Implementing HNSW (Hierarchical Navigable Small World) Vector Search in PHP

(centamori.com)

42 points | by centamiv 2 hours ago

3 comments

centamiv 2 hours ago
OP here. I wrote this implementation to deeply understand the mechanics behind HNSW (layers, entry points, neighbor selection) without relying on external libraries. While PHP isn't the typical choice for vector search engines, I found it surprisingly capable for this use case, especially with JIT enabled on PHP 8.x. It serves as a drop-in solution for PHP monoliths that need semantic search features without adding the complexity of a separate service like Qdrant or Pinecone.

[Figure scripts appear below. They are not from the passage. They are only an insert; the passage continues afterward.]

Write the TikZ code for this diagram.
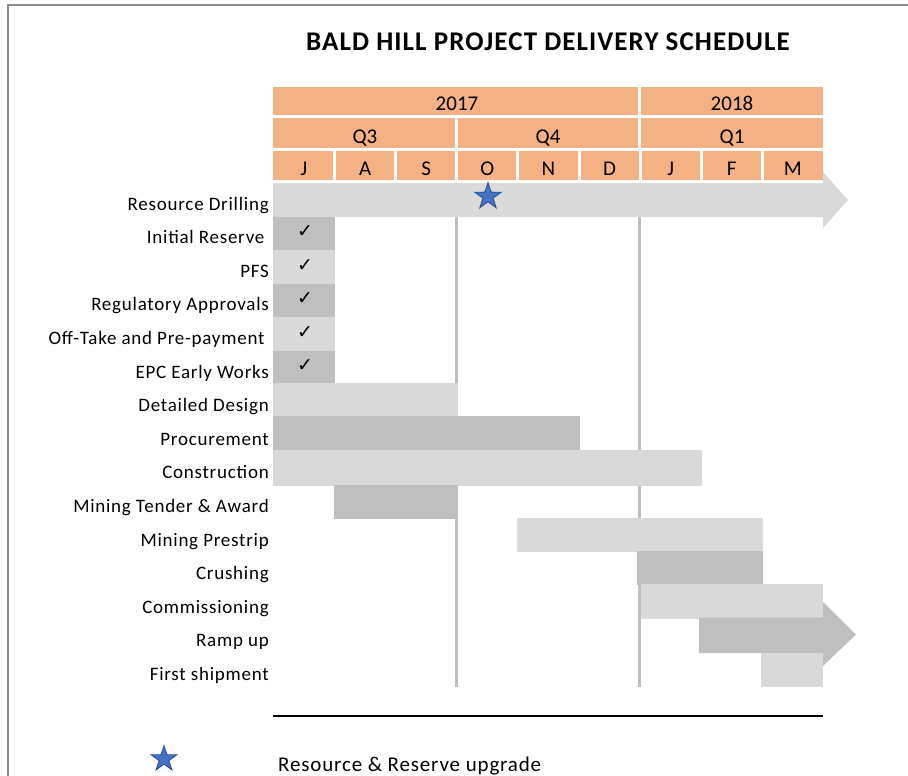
\documentclass[tikz,border=0pt]{standalone}
\usepackage{fontspec}
\setmainfont{Carlito}
\newfontfamily\labfont[LetterSpace=4]{Carlito}
\newfontfamily\titfont[LetterSpace=4]{Carlito}
\newfontfamily\symfont{DejaVu Sans}
\usetikzlibrary{shapes.geometric}
\definecolor{hdr}{HTML}{F4B183}
\definecolor{barL}{HTML}{D9D9D9}
\definecolor{barD}{HTML}{BFBFBF}
\definecolor{starF}{HTML}{4472C4}
\definecolor{starE}{HTML}{2F528F}
\definecolor{frameC}{HTML}{8C8C8C}
\begin{document}
\begin{tikzpicture}[x=1pt,y=-1pt,
  lab/.style={anchor=base east, inner sep=0pt, font=\labfont\fontsize{19}{22}\selectfont},
  hdrtxt/.style={anchor=base, inner sep=0pt, font=\fontsize{21}{24}\selectfont},
  chk/.style={inner sep=0pt, font=\symfont\fontsize{19}{22}\selectfont},
  mstar/.style={star, star points=5, star point ratio=2.6, draw=starE, line width=0.8pt, fill=starF, inner sep=0pt, minimum size=28pt},
  sep/.style={white, line width=3pt},
  vline/.style={barD, line width=3pt}]
\useasboundingbox (0,0) rectangle (908,776);
\fill[white] (0,0) rectangle (908,776);
% frame
\draw[frameC, line width=1.6pt] (8,780) -- (8,5) -- (912,5);
% title
\node[inner sep=0pt, font=\titfont\bfseries\fontsize{27}{31}\selectfont] (title) at (548,42) {BALD HILL PROJECT DELIVERY SCHEDULE};
% header
\fill[hdr] (273,87) rectangle (823,115);
\fill[hdr] (273,118) rectangle (823,148);
\fill[hdr] (273,151) rectangle (823,180);
\draw[sep] (639.2,85) -- (639.2,116);
\draw[sep] (456.3,117) -- (456.3,149);
\draw[sep] (639.2,117) -- (639.2,149);
\foreach \k in {1,...,8} {
  \draw[sep] ({273+61.11*\k+0.5},150) -- ({273+61.11*\k+0.5},181);
}
\node[hdrtxt] (y2017) at (457,110.5) {2017};
\node[hdrtxt] (y2018) at (732,110.5) {2018};
\node[hdrtxt] (q3) at (365,143) {Q3};
\node[hdrtxt] (q4) at (548,143) {Q4};
\node[hdrtxt] (q1) at (732,143) {Q1};
\foreach \m [count=\i from 0] in {J,A,S,O,N,D,J,F,M} {
  \node[hdrtxt] (m\i) at ({273+61.11*\i+31},175) {\m};
}
% vertical quarter lines
\draw[vline] (456,216) -- (456,687);
\draw[vline] (639,216) -- (639,687);
% bars
\fill[barL] (273,183) -- (823,183) -- (823,172) -- (848,200) -- (823,228) -- (823,217) -- (273,217) -- cycle;
\fill[barD] (273,217) rectangle (335,250.2);
\fill[barL] (273,250.2) rectangle (335,283.8);
\fill[barD] (273,283.8) rectangle (335,317.4);
\fill[barL] (273,317.4) rectangle (335,351);
\fill[barD] (273,351) rectangle (335,384.6);
\fill[barL] (273,383.4) rectangle (458,416.6);
\fill[barD] (273,416.4) rectangle (580,450.2);
\fill[barL] (273,450.2) rectangle (702,486);
\fill[barD] (334,484.6) rectangle (458,519);
\fill[barL] (517,517.6) rectangle (763,552);
\fill[barD] (637,551) rectangle (763,585);
\fill[barL] (641,584.4) rectangle (823,618.6);
\fill[barD] (699,617.6) -- (823,617.6) -- (823,602) -- (856,634.5) -- (823,666) -- (823,653) -- (699,653) -- cycle;
\fill[barL] (761,652.6) rectangle (823,687);
% star milestone
\node[mstar] (ms) at (488,196.5) {};
% check marks
\foreach \r in {1,...,5} {
  \node[chk] (c\r) at (305,{183+33.6*\r+15}) {✓};
}
% labels
\foreach \t [count=\r from 0] in {Resource Drilling,Initial Reserve\hphantom{i},PFS,Regulatory Approvals,Off-Take and Pre-payment\hphantom{i},EPC Early Works,Detailed Design,Procurement,Construction,Mining Tender \& Award,Mining Prestrip,Crushing,Commissioning,Ramp up,First shipment} {
  \node[lab] (l\r) at (269,{183+33.6*\r+27}) {\t};
}
% bottom rule
\draw[black, line width=2.2pt] (273,716) -- (823,716);
% legend
\node[mstar, minimum size=27pt] (legstar) at (164,759) {};
\node[anchor=base west, inner sep=0pt, font=\labfont\fontsize{21}{24}\selectfont] (legtxt) at (278,771) {Resource \& Reserve upgrade};
\end{tikzpicture}
\end{document}
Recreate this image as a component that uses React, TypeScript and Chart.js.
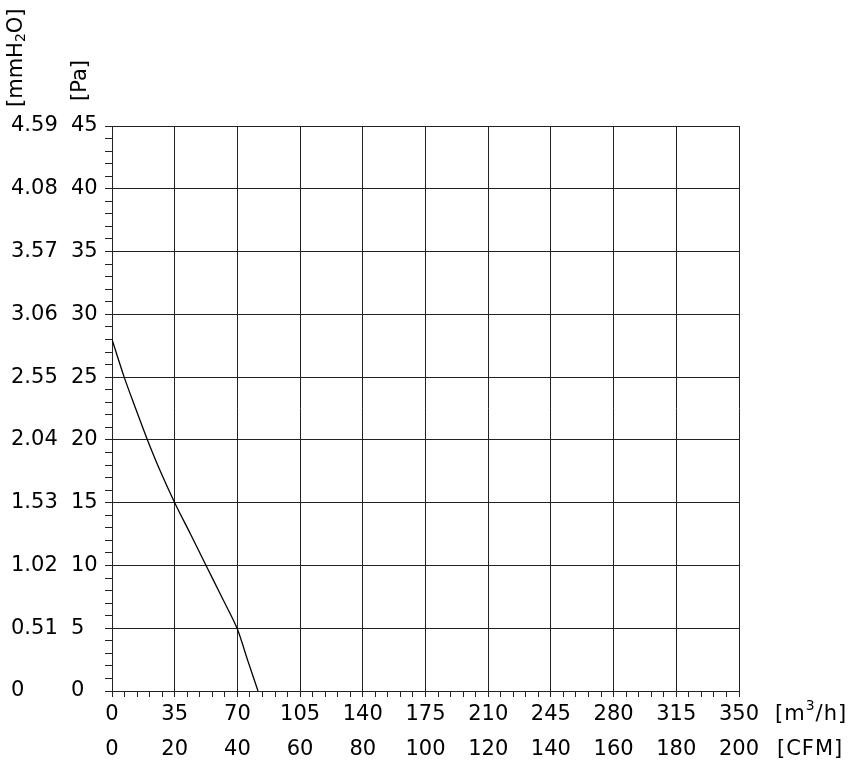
import React, { useEffect, useRef } from 'react';
import { Chart, registerables } from 'chart.js';

Chart.register(...registerables);

// Fan curve: airflow [m3/h] vs static pressure [Pa]
const flowM3h = [0, 6.8, 13.2, 19.8, 27.0, 35, 43.8, 52.5, 61.2, 69.8, 75.6, 81.5];
const pressurePa = [28, 25, 22.5, 20, 17.5, 15, 12.5, 10, 7.5, 5, 2.5, 0];

// Tick labels
const xTicksM3h = ['0', '35', '70', '105', '140', '175', '210', '245', '280', '315', '350'];
const xTicksCFM = ['0', '20', '40', '60', '80', '100', '120', '140', '160', '180', '200'];
const yTicksPa = ['0', '5', '10', '15', '20', '25', '30', '35', '40', '45'];
const yTicksMmH2O = ['0', '0.51', '1.02', '1.53', '2.04', '2.55', '3.06', '3.57', '4.08', '4.59'];

const FONT = 'DejaVu Sans';
const FS = 21;
const GRID = '#222';

const titlesPlugin = {
  id: 'titles',
  afterDraw(chart: any) {
    const ctx = chart.ctx as CanvasRenderingContext2D;
    ctx.save();
    ctx.fillStyle = '#000';
    ctx.textBaseline = 'middle';
    ctx.textAlign = 'left';
    const big = `${FS}px "${FONT}"`;
    const small = `14px "${FONT}"`;

    // rotated y titles
    const drawRot = (x: number, y: number, parts: { t: string; sub?: boolean }[]) => {
      ctx.save();
      ctx.translate(x, y);
      ctx.rotate(-Math.PI / 2);
      let cx = 0;
      for (const p of parts) {
        ctx.font = p.sub ? small : big;
        ctx.fillText(p.t, cx, p.sub ? 4 : 0);
        cx += ctx.measureText(p.t).width;
      }
      ctx.restore();
    };
    drawRot(17, 107, [{ t: '[mmH' }, { t: '2', sub: true }, { t: 'O]' }]);
    drawRot(81, 101, [{ t: '[Pa]' }]);

    // x unit labels
    const xs = chart.scales.x;
    const row1 = xs.top + 6 + 17.5;
    const row2 = row1 + 35;
    (ctx as any).letterSpacing = '1px';
    let cx = 775;
    ctx.font = big;
    ctx.fillText('[m', cx, row1);
    cx += ctx.measureText('[m').width;
    ctx.font = small;
    ctx.fillText('3', cx, row1 - 8);
    cx += ctx.measureText('3').width;
    ctx.font = big;
    ctx.fillText('/h]', cx, row1);
    ctx.fillText('[CFM]', 777, row2);
    ctx.restore();
  },
};

export default function App() {
  const ref = useRef<HTMLCanvasElement>(null);

  useEffect(() => {
    if (!ref.current) return;
    const chart = new Chart(ref.current, {
      type: 'line',
      data: {
        datasets: [
          {
            data: flowM3h.map((x, i) => ({ x, y: pressurePa[i] })),
            borderColor: '#000',
            borderWidth: 1.3,
            pointRadius: 0,
            fill: false,
            tension: 0.3,
          },
        ],
      },
      options: {
        animation: false,
        responsive: true,
        maintainAspectRatio: false,
        layout: { padding: { left: 11, top: 126, right: 114, bottom: 0 } },
        plugins: { legend: { display: false }, tooltip: { enabled: false } },
        scales: {
          x: {
            type: 'linear',
            position: 'bottom',
            min: 0,
            max: 350,
            afterFit: (s: any) => {
              s.height = 73;
            },
            ticks: {
              stepSize: 7,
              autoSkip: false,
              maxRotation: 0,
              padding: 0,
              color: '#000',
              font: { family: FONT, size: FS, lineHeight: 35 / FS },
              callback: (v: any) => {
                const i = Math.round(v / 35);
                return Math.abs(v - i * 35) < 1e-6 ? [xTicksM3h[i], xTicksCFM[i]] : '';
              },
            },
            grid: {
              color: (c: any) => (c.tick && Math.abs(c.tick.value % 35) < 1e-6 ? GRID : 'rgba(0,0,0,0)'),
              tickColor: GRID,
              tickLength: 6,
              lineWidth: 1,
            },
            border: { color: GRID, width: 1 },
          },
          y: {
            type: 'linear',
            position: 'left',
            weight: 0,
            min: 0,
            max: 45,
            afterFit: (s: any) => {
              s.width = 41;
            },
            ticks: {
              stepSize: 1,
              autoSkip: false,
              crossAlign: 'far',
              color: '#000',
              font: { family: FONT, size: FS },
              callback: (v: any) => (Math.round(v) % 5 === 0 ? yTicksPa[Math.round(v / 5)] : ''),
            },
            grid: {
              color: (c: any) => (c.tick && Math.round(c.tick.value) % 5 === 0 ? GRID : 'rgba(0,0,0,0)'),
              tickColor: GRID,
              tickLength: 7,
              lineWidth: 1,
            },
            border: { color: GRID, width: 1 },
          },
          y2: {
            type: 'linear',
            position: 'left',
            weight: 1,
            min: 0,
            max: 45,
            afterFit: (s: any) => {
              s.width = 60;
            },
            ticks: {
              stepSize: 5,
              autoSkip: false,
              crossAlign: 'far',
              color: '#000',
              font: { family: FONT, size: FS },
              callback: (v: any) => yTicksMmH2O[Math.round(v / 5)],
            },
            grid: { display: false, drawTicks: false },
            border: { display: false },
          },
        },
      },
      plugins: [titlesPlugin],
    });
    return () => chart.destroy();
  }, []);

  return (
    <div style={{ position: 'fixed', left: 0, top: 0, width: 853, height: 764, background: '#fff' }}>
      <canvas ref={ref} />
    </div>
  );
}
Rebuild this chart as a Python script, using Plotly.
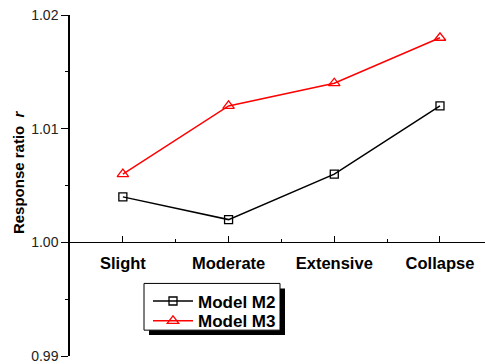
import plotly.graph_objects as go

categories = ["Slight", "Moderate", "Extensive", "Collapse"]
m2_values = [1.004, 1.002, 1.006, 1.012]
m3_values = [1.006, 1.012, 1.014, 1.018]
y_ticks = [0.99, 1.00, 1.01, 1.02]
y_minor = [0.995, 1.005, 1.015]

xpos = list(range(len(categories)))
FONT = "Arial, Liberation Sans, sans-serif"

fig = go.Figure()
fig.add_trace(go.Scatter(
    x=xpos, y=m2_values, name="<b>Model M2</b>", mode="lines+markers",
    line=dict(color="black", width=1.5),
    marker=dict(symbol="square-open", size=8, color="black", line=dict(width=1.3)),
    legend="legend",
))
fig.add_trace(go.Scatter(
    x=xpos, y=m3_values, name="<b>Model M3</b>", mode="lines+markers",
    line=dict(color="#ff0000", width=1.5),
    marker=dict(symbol="triangle-up-open", size=10, color="#ff0000", line=dict(width=1.3)),
    legend="legend2",
))

W, H = 485, 364
L, R, T, B = 70, 0, 15, 6
pw, ph = W - L - R, H - T - B

def px(x):
    return (x - L) / pw
def py(y):
    return (H - B - y) / ph

leg_common = dict(
    xanchor="left", yanchor="top",
    bgcolor="rgba(0,0,0,0)", borderwidth=0,
    font=dict(size=17, family=FONT, color="black"),
    itemwidth=40,
)

fig.update_layout(
    width=W, height=H,
    margin=dict(l=L, r=R, t=T, b=B),
    paper_bgcolor="white", plot_bgcolor="white",
    font=dict(family=FONT, color="black"),
    showlegend=True,
    legend=dict(x=px(148), y=py(285), **leg_common),
    legend2=dict(x=px(148), y=py(305), **leg_common),
    xaxis=dict(
        range=[-0.5, (485 - 123) / 105.67],
        tickmode="array", tickvals=xpos, ticktext=["<b>%s</b>" % c for c in categories],
        ticks="inside", ticklen=6, tickwidth=1, tickcolor="black",
        showline=True, linecolor="black", linewidth=1,
        showgrid=False, zeroline=False,
        anchor="free", position=1 / 3,
        ticklabelstandoff=6,
        tickfont=dict(size=16.5, family=FONT, color="black"),
        minor=dict(tickmode="array", tickvals=[0.5, 1.5, 2.5], ticks="inside",
                   ticklen=3, tickcolor="black", showgrid=False),
    ),
    yaxis=dict(
        range=[0.99, 1.02],
        tickmode="array", tickvals=y_ticks, ticktext=["%.2f" % v for v in y_ticks],
        ticks="outside", ticklen=7, tickwidth=1, tickcolor="black",
        showline=True, linecolor="black", linewidth=1.5,
        showgrid=False, zeroline=False,
        ticklabeloverflow="allow",
        tickfont=dict(size=14, family=FONT, color="#222"),
        minor=dict(tickmode="array", tickvals=y_minor, ticks="outside",
                   ticklen=3, tickcolor="black", showgrid=False),
    ),
)

# legend box with drop shadow (drawn behind the transparent legends)
bx0, bx1, by0, by1 = 144, 280, 285, 332
fig.add_shape(type="rect", xref="paper", yref="paper",
              x0=px(bx0 + 5), x1=px(bx1 + 5), y0=py(by1 + 5), y1=py(by0 + 5),
              fillcolor="black", line=dict(width=0), layer="below")
fig.add_shape(type="rect", xref="paper", yref="paper",
              x0=px(bx0), x1=px(bx1), y0=py(by1), y1=py(by0),
              fillcolor="white", line=dict(color="black", width=1), layer="below")

fig.add_annotation(
    text="<b>Response ratio  <i>r</i></b>", textangle=-90,
    xref="paper", yref="paper", x=px(18), y=py(173),
    xanchor="center", yanchor="middle", showarrow=False,
    font=dict(size=15, family=FONT, color="black"),
)

fig.write_html("out.html")
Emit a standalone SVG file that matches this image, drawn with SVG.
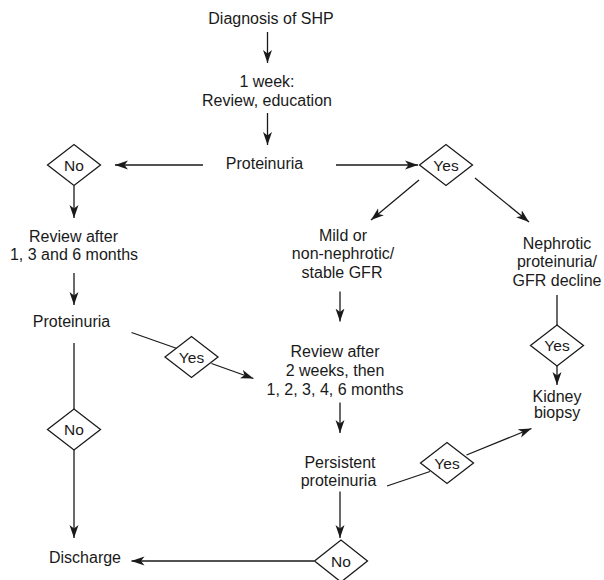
<svg xmlns="http://www.w3.org/2000/svg" width="604" height="580" viewBox="0 0 604 580">
<style>
.t{font-family:"Liberation Sans",Arial,Helvetica,sans-serif;font-size:16px;fill:#1a1a1a;text-anchor:middle}
.d{font-family:"Liberation Sans",Arial,Helvetica,sans-serif;font-size:15.5px;fill:#1a1a1a;text-anchor:middle}
.c{stroke:#1a1a1a;stroke-width:1.3;fill:none}
.a{marker-end:url(#ah)}
.dm{stroke:#1a1a1a;stroke-width:1.3;fill:#fff}
</style>
<defs>
<marker id="ah" markerUnits="userSpaceOnUse" markerWidth="13" markerHeight="10" refX="13" refY="5" orient="auto">
<path d="M0,0.5 L13,5 L0,9.5 L3.5,5 z" fill="#1a1a1a"/>
</marker>
</defs>
<rect width="604" height="580" fill="#fff"/>
<g id="connectors">
<line class="c a" x1="267.5" y1="32" x2="267.5" y2="63"/>
<line class="c a" x1="267.5" y1="113" x2="267.5" y2="145"/>
<line class="c a" x1="203" y1="165" x2="115" y2="165"/>
<line class="c a" x1="336" y1="165" x2="418" y2="165"/>
<line class="c a" x1="419" y1="180" x2="371" y2="220"/>
<line class="c a" x1="475" y1="178" x2="529" y2="222"/>
<line class="c a" x1="74" y1="185.5" x2="74" y2="218"/>
<line class="c a" x1="74" y1="273" x2="74" y2="305"/>
<line class="c" x1="131.5" y1="332.5" x2="177" y2="348.5"/>
<line class="c a" x1="211.5" y1="363.5" x2="253.5" y2="378.5"/>
<line class="c" x1="74" y1="343" x2="74" y2="409"/>
<line class="c a" x1="74" y1="450" x2="74" y2="538"/>
<line class="c a" x1="340" y1="291.5" x2="340" y2="321.5"/>
<line class="c a" x1="340" y1="402.5" x2="340" y2="433"/>
<line class="c a" x1="340" y1="491.5" x2="340" y2="538"/>
<line class="c a" x1="314" y1="561" x2="131.5" y2="561"/>
<line class="c" x1="387" y1="486" x2="430" y2="471.5"/>
<line class="c a" x1="466.5" y1="455" x2="531.5" y2="428.5"/>
<line class="c" x1="557" y1="295" x2="557" y2="325"/>
<line class="c a" x1="557" y1="366" x2="557" y2="385"/>
</g>
<g id="n-diagnosis"><text class="t" x="271" y="24">Diagnosis of SHP</text></g>
<g id="n-week"><text class="t" x="267" y="87">1 week:</text><text class="t" x="267" y="105.5">Review, education</text></g>
<g id="n-prot1"><text class="t" x="264.5" y="168.5">Proteinuria</text></g>
<g id="n-no1"><polygon class="dm" points="47.5,165 74,144.5 100.5,165 74,185.5"/><text class="d" x="74" y="170.5">No</text></g>
<g id="n-yes1"><polygon class="dm" points="419.5,165 446,144.5 472.5,165 446,185.5"/><text class="d" x="446" y="170.5">Yes</text></g>
<g id="n-review1"><text class="t" x="73.5" y="241.5">Review after</text><text class="t" x="74" y="260">1, 3 and 6 months</text></g>
<g id="n-prot2"><text class="t" x="71.5" y="327">Proteinuria</text></g>
<g id="n-yes2"><polygon class="dm" points="165,357 191.5,336.5 218,357 191.5,377.5"/><text class="d" x="191.5" y="362.5">Yes</text></g>
<g id="n-no2"><polygon class="dm" points="47.5,429.5 74,409 100.5,429.5 74,450"/><text class="d" x="74" y="435">No</text></g>
<g id="n-discharge"><text class="t" x="85" y="563">Discharge</text></g>
<g id="n-mild"><text class="t" x="343" y="240.5">Mild or</text><text class="t" x="343" y="259">non-nephrotic/</text><text class="t" x="342" y="277.5">stable GFR</text></g>
<g id="n-review2"><text class="t" x="335" y="356.5">Review after</text><text class="t" x="335" y="376">2 weeks, then</text><text class="t" x="335" y="394.5">1, 2, 3, 4, 6 months</text></g>
<g id="n-persist"><text class="t" x="340" y="468">Persistent</text><text class="t" x="338.5" y="485.5">proteinuria</text></g>
<g id="n-yes4"><polygon class="dm" points="420.5,463 447,442.5 473.5,463 447,483.5"/><text class="d" x="447" y="468.5">Yes</text></g>
<g id="n-no3"><polygon class="dm" points="314.5,561 341,540 367.5,561 341,582"/><text class="d" x="341" y="566.5">No</text></g>
<g id="n-nephrotic"><text class="t" x="557" y="248.5">Nephrotic</text><text class="t" x="557" y="267">proteinuria/</text><text class="t" x="557" y="286">GFR decline</text></g>
<g id="n-yes3"><polygon class="dm" points="530.5,345.5 557,325 583.5,345.5 557,366"/><text class="d" x="557" y="351">Yes</text></g>
<g id="n-biopsy"><text class="t" x="557" y="401.5">Kidney</text><text class="t" x="557" y="418">biopsy</text></g>
</svg>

If you want to jump straight to the code, the open-source repo is here: https://github.com/centamiv/vektor Happy to answer any questions about the implementation details!
[-]
- lukan 17 minutes ago
  Thanks a lot, I liked the fantasy based examples to explain the concept.
  Programming is chanting magic incarnations and spells after all. (And fighting against evil spirits and demons)
- hilti 14 minutes ago
  Great article! I also read your other post and love it! This is exactly my thinking: Locality of Behavior (LoB)
  Never heard this term before, but I like it.
  https://centamori.com/index.php?slug=basics-of-web-developme...
- hu3 1 hour ago
  Great writeup. Thanks for talking the time to organise and share.
  It's tempting to use this in projects that use PHP.
  Is it useable with a corpus of like 1.000 3kb markdown files? And 10.000 files?
  Can I also index PHP files so that searches include function and class names? Perhaps comments?
  How much ram and disk memory we would be talking about?
  And the speed?
  My first goal would to index a PHP project and its documentation so that an LLM agent could perform semantic search using my MCP tool.
  [-]
  - centamiv 52 minutes ago
    I tested it myself with 1k documents (about 1.5M vectors) and performance is solid (a few milliseconds per search). I haven't run more aggressive benchmarks yet.
    Since it only stores the vectors, the actual size of the Markdown document is irrelevant; you just need to handle the embedding and chunking phases carefully (you can use a parser to extract code snippets).
    RAM isn't an issue because I aim for random data access as much as possible. This avoids saturating PHP, since it wasn't exactly built for this kind of workload.
    I'm glad you found the article and repo useful! If you use it and run into any problems, feel free to open an issue on GitHub.
- Random09 48 minutes ago
  The only small thing you forgot to mention - it requires use of AI. Open Ai to be specific. I've got baited.
  [-]
  - centamiv 42 minutes ago
    Apologies if it felt that way! I used OpenAI in the examples just because it's the quickest 'Hello World' for embeddings right now, but the library itself is completely agnostic.
    HNSW is just the indexing algorithm. It doesn't care where the vectors come from. You can generate them using Ollama (locally) HuggingFace, Gemini...
    As long as you feed it an array of floats, it will index it. The dependency on OpenAI is purely in the example code, not in the engine logic.
rvnx 37 minutes ago
Cool blog post, smart guy, very thoughtful and not a copy-paste of Python code like 99% of folks. Nice to see
[-]
- centamiv 30 minutes ago
  Thank you, really appreciate that
fithisux 1 hour ago
It makes perfect sense to implement it in a high level language that allows understandability.
Very good contribution.
[-]
- centamiv 1 hour ago
  Thank you! That was exactly the goal. Modern PHP turned out to be surprisingly expressive for this kind of 'executable pseudocode'. Glad you appreciated it!